POP3 | страница 12



Герой его, Хладик, вдруг видит во сне «обширные хранилища» с томами, в которых спрятана буква, кажется, дающая объяснение происхожденью Вселенной… Или буква эта является сущностью Дьявола, чьим излюбленным занятием, кстати, является сбор обрезков роговичных веществ, коими являются рога, ногти… (Вы же утверждаете, что «смерти ногти ни к чему» — а что же ей тогда нужно? Не может же она быть неприкаянной…) Некие же любители Каббалы утверждают, что в Торе каждая буква — судьба человека…

И вот уже выстраивается у Вас особый прогулочный мир с шанхайскими мачтами и мореплавателями, любующимися на свои отраженья, а также бумажными ангелами, «летящими долу камнями» и перед смертью кричащими: «самолет, быстро, время… расскажи, про что Кондратьев писал…» «Книга совпадает страницами», или «книга, или ее содержанье, совпадает со страницами» — образ геометрически чистый и прочный — но что же делает тут бумажный ангел? Сложен ли он из книжных листов? Почему он проходит чрез алхимическое превращение из бумаги — и в камень? Обожжены ли его крылья? Проеден ли он шелковичным червем?

[54]

Милая Рита,

Конечно же, и антельские оригами, и «травы», и «травмы» с некоторым постоянством обнаруживаются в некоторых строках, превращаясь друг в друга. Сейчас мне думается, что подобное повторение, совпадение или попросту заурядная неряшливость в обращении с материалом (а, может, не до конца осознаваемая корысть) являются отдаленнейшим отголоском какого-то моего давнего стихотворения… но, что тоже не исключено, навязчивость этого не совсем отчетливого образа и его фонетическая двусмысленность не вполне очевидным образом связаны с рассмотрением состояния, которое должен достичь слушающий у Аль Газали: «изумленный, погруженный в море созерцания своим состоянием подобен состоянию женщин, порезавших свои руки про созерцании красоты Йусуфа, мир ему, — их изумление было столь велико, что они утратили способность чувствовать». The point is, что женщины порезали свои руки, собирая траву, разбираясь, так сказать, с ее узором…

Уверен, что наряду с этим есть множество иных версий, и среди них непременно существует доказывающая недостаточность каждой из них и себя самой, притязающей на собственное превосходство хотя бы по причине того, что она указывает на неполноту себе подобных.
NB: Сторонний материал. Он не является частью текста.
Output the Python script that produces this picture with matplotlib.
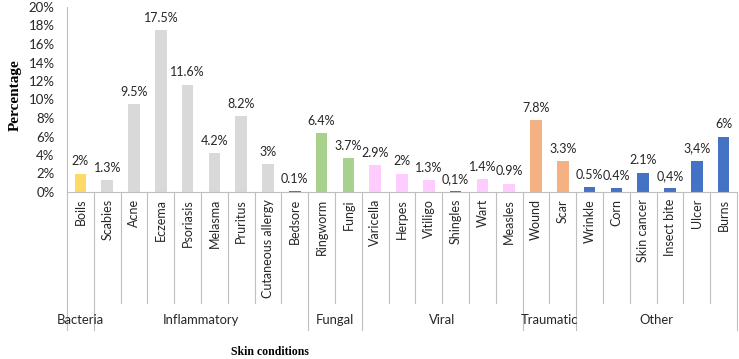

Но каждое чтение и есть воспроизведение, извлечение версии возможного из чистой возможности, представляемой пишущим, который в своем «действии» (даже потому, что пишущий движет рукой/руками, невзирая на то, что многие книги, которых мы не прочли, но догадка о странном, скользнувшем мимо, существовании которых присутствует в нас до того как мы принимаемся писать впервые — были написаны в абсолютной тишине и неподвижности) сводит какую-либо возможность инерции-продления в немыслимую точку извечного начала/предела.